Master Apache Spark Java Tutorial: Build Scalable Data Apps Fast

Apache Spark has become the de facto engine for large-scale data processing, and integrating it with Java provides a robust solution for enterprise applications. This tutorial explores how to leverage the Java API to build distributed data pipelines, handle complex transformations, and run jobs on a cluster. You will find practical examples that bridge theoretical concepts with real-world implementation, ensuring you can deploy Spark workloads confidently.

Setting Up Your Java Development Environment for Spark

Before writing a single line of logic, the environment must be configured correctly. This involves installing Java, setting up Apache Maven, and obtaining the Spark dependencies. Using a build tool like Maven or Gradle is essential for managing the Spark libraries and their transitive dependencies, which can be complex due to the variety of Spark modules available.

To begin, ensure you have Java 8 or later installed and your `JAVA_HOME` environment variable is set. Next, create a new Maven project and add the core Spark dependency to your `pom.xml`. For most basic applications, the `spark-core` library is sufficient, while `spark-sql` is required for working with structured data. Here is a minimal dependency snippet:

Maven Dependency Example

Group ID

Artifact ID

Version

org.apache.spark

spark-core_2.12

3.5.0

org.apache.spark

spark-sql_2.12

3.5.0

Understanding the Core Abstractions: RDDs and SparkContext

The foundation of Apache Spark is the Resilient Distributed Dataset (RDD), a fault-tolerant collection of elements that can be operated on in parallel. In Java, you interact with RDDs through the `JavaRDD` interface, which is a wrapper around the Scala RDD. The entry point for any Spark functionality is the `SparkContext`, which defines the connection to the Spark cluster and allows you to create RDDs.
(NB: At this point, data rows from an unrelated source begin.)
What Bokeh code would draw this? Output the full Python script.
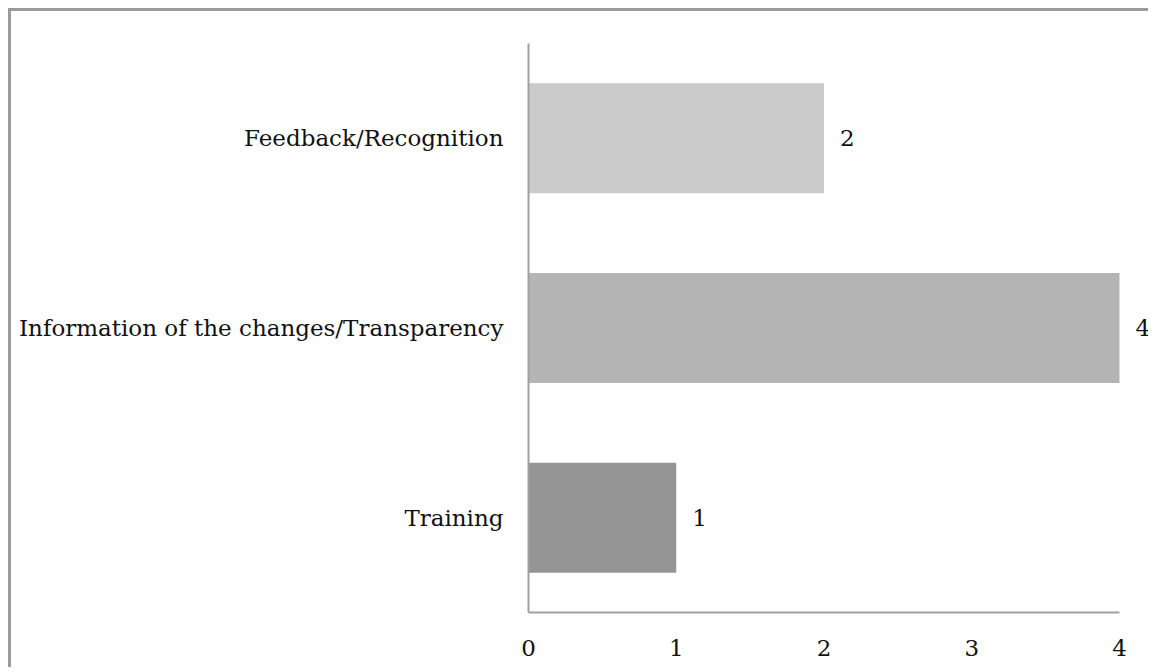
from bokeh.plotting import figure
from bokeh.models import ColumnDataSource, Range1d, FactorRange, FixedTicker, LabelSet
from bokeh.core.properties import value
from bokeh.embed import file_html
from bokeh.resources import INLINE

categories = ["Training", "Information of the changes/Transparency", "Feedback/Recognition"]
counts = [1, 4, 2]
colors = ["#959595", "#b4b4b4", "#cbcbcb"]
x_ticks = [0, 1, 2, 3, 4]

FONT = "DejaVu Serif"
FS = "23px"

src = ColumnDataSource(dict(cat=categories, val=counts, col=colors,
                            lab=[str(v) for v in counts]))

p = figure(width=1140, height=659, output_backend="svg", toolbar_location=None,
           x_range=Range1d(0, 4.21), y_range=FactorRange(factors=categories),
           min_border_left=517, min_border_right=1, min_border_top=32, min_border_bottom=58,
           styles={"margin-left": "8px", "margin-top": "8px",
                   "border-left": "3px solid #9a9a9a", "border-top": "3px solid #9a9a9a"})
p.outline_line_color = None
p.grid.grid_line_color = None
p.background_fill_color = "white"
p.border_fill_color = "white"

p.hbar(y="cat", right="val", left=0, height=0.58, fill_color="col", line_color=None, source=src)
labels = LabelSet(x="val", y="cat", text="lab", source=src, x_offset=16, text_align="left",
                  text_baseline="middle", text_font=value(FONT), text_font_size=FS,
                  text_color="#111111")
p.add_layout(labels)

p.xaxis.ticker = FixedTicker(ticks=x_ticks)
p.xaxis.bounds = (0, 4)
p.xaxis.major_tick_line_color = None
p.xaxis.minor_tick_line_color = None
p.xaxis.axis_line_color = "#a0a0a0"
p.xaxis.axis_line_width = 2
p.xaxis.major_label_standoff = 21
p.xaxis.major_label_text_font = FONT
p.xaxis.major_label_text_font_size = FS
p.xaxis.major_label_text_color = "#111111"

p.yaxis.major_tick_line_color = None
p.yaxis.minor_tick_line_color = None
p.yaxis.axis_line_color = "#a0a0a0"
p.yaxis.axis_line_width = 2
p.yaxis.major_label_standoff = 19
p.yaxis.major_label_text_font = FONT
p.yaxis.major_label_text_font_size = FS
p.yaxis.major_label_text_color = "#111111"

open("out.html", "w").write(file_html(p, INLINE))
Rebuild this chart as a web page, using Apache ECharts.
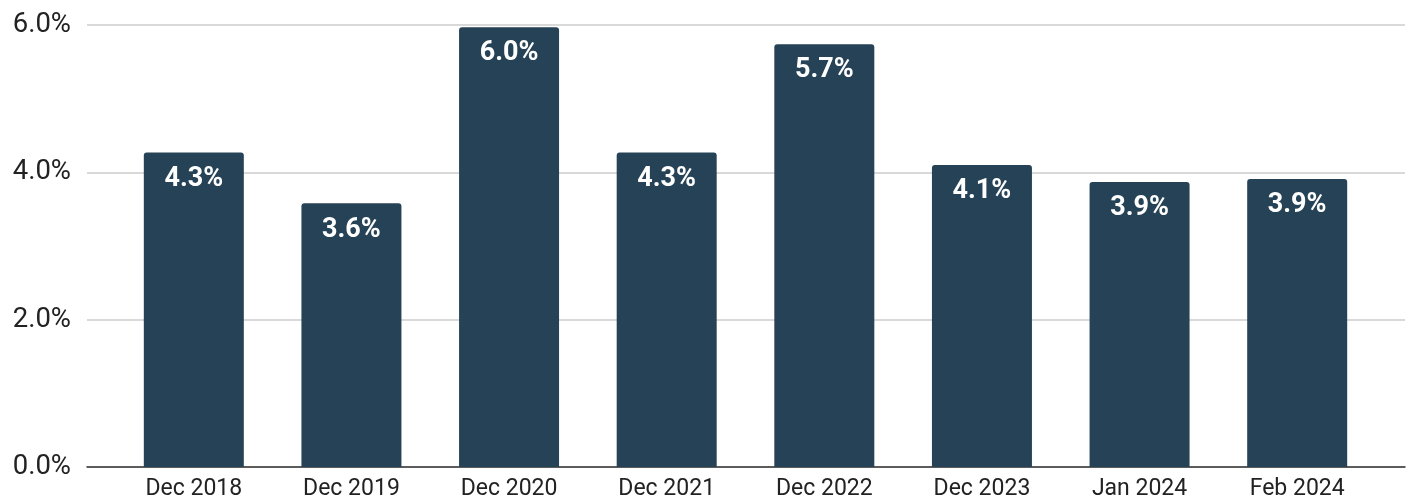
<!DOCTYPE html>
<html>
<head>
<meta charset="utf-8">
<script src="https://cdn.jsdelivr.net/npm/echarts@6/dist/echarts.min.js"></script>
<style>html,body{margin:0;padding:0;background:#fff;}#c{width:1412px;height:501px;}</style>
</head>
<body>
<div id="c"></div>
<script>
const categories = ['Dec 2018','Dec 2019','Dec 2020','Dec 2021','Dec 2022','Dec 2023','Jan 2024','Feb 2024'];
const values = [4.27, 3.58, 5.97, 4.27, 5.74, 4.10, 3.87, 3.91];
const yTicks = [0, 2, 4, 6];

const chart = echarts.init(document.getElementById('c'));
chart.setOption({
  animation: false,
  textStyle: { fontFamily: 'Roboto' },
  grid: [
    { left: 87, right: 7, top: 25, bottom: 34 },
    { left: 115, right: 36, top: 25, bottom: 34 }
  ],
  xAxis: [
    { gridIndex: 0, type: 'value', min: 0, max: 1, axisLabel: { show: false }, axisTick: { show: false },
      splitLine: { show: false }, axisLine: { show: true, lineStyle: { color: '#333', width: 1.5 } } },
    { gridIndex: 1, type: 'category', data: categories, axisLine: { show: false }, axisTick: { show: false },
      axisLabel: { color: '#222', fontSize: 23, margin: 11 } }
  ],
  yAxis: [
    { gridIndex: 0, type: 'value', min: yTicks[0], max: yTicks[yTicks.length-1], interval: 2,
      axisLine: { show: false }, axisTick: { show: false },
      axisLabel: { color: '#222', fontSize: 27.5, margin: 16, formatter: v => v.toFixed(1) + '%' },
      splitLine: { lineStyle: { color: '#cccccc', width: 1.5 } } },
    { gridIndex: 1, type: 'value', min: yTicks[0], max: yTicks[yTicks.length-1], interval: 2,
      axisLine: { show: false }, axisTick: { show: false }, axisLabel: { show: false }, splitLine: { show: false } }
  ],
  series: [{
    type: 'bar', xAxisIndex: 1, yAxisIndex: 1, data: values, barWidth: 100,
    itemStyle: { color: '#264256', borderRadius: [3, 3, 0, 0] },
    label: { show: true, position: 'insideTop', distance: 13, color: '#fff', fontSize: 27, fontWeight: 'bold',
      formatter: p => p.value.toFixed(1) + '%' }
  }]
});
</script>
</body>
</html>
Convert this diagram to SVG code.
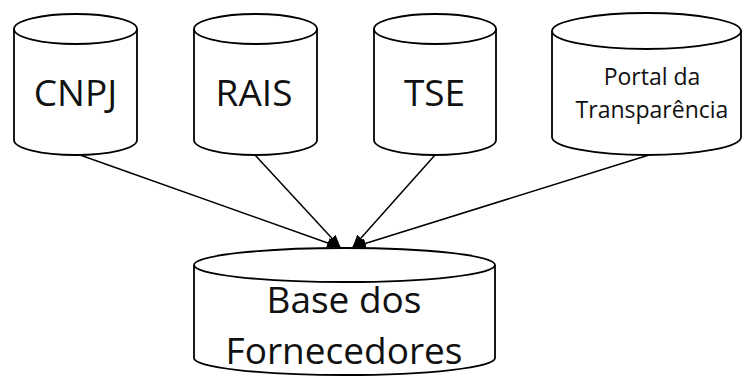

Typically, you initialize the `SparkConf` and `JavaSparkContext` at the start of your application. The configuration object allows you to set the application name and the master URL, which determines how Spark connects to the cluster. Once the context is established, you can parallelize a collection or read data from storage systems to create your first RDD.

Data Processing with Transformations and Actions

Spark processes data using two types of operations: transformations and actions. Transformations create a new dataset from an existing one, such as `map` or `filter`, and are lazy—meaning they do not compute their results immediately. Actions, such as `collect` or `saveAsTextFile`, trigger the execution of the computational graph and return results to the driver program or write data to external storage.

When working with Java, the syntax requires understanding of functional interfaces like `Function` and `VoidFunction`. For example, applying a `map` transformation requires passing a function that defines how to modify each element. Chaining these transformations allows for complex data pipelines that are executed efficiently in memory, minimizing disk I/O whenever possible.

Introducing Spark SQL for Structured Data

While RDDs provide low-level control, Spark SQL offers a higher-level abstraction for processing structured data. It introduces DataFrames and Datasets, which allow you to use SQL queries or DataFrame APIs to manipulate data. This layer provides significant optimization through the Catalyst optimizer, which rearranges operations for maximum efficiency.

Using the Java API, you interact with `DataFrame` and `Dataset` objects through the `SparkSession`, which is the modern entry point for Spark functionality. You can read JSON, Parquet, or JDBC sources directly into a DataFrame, register them as temporary views, and run SQL queries. This approach is significantly more efficient and easier to maintain than raw RDD operations for structured workloads.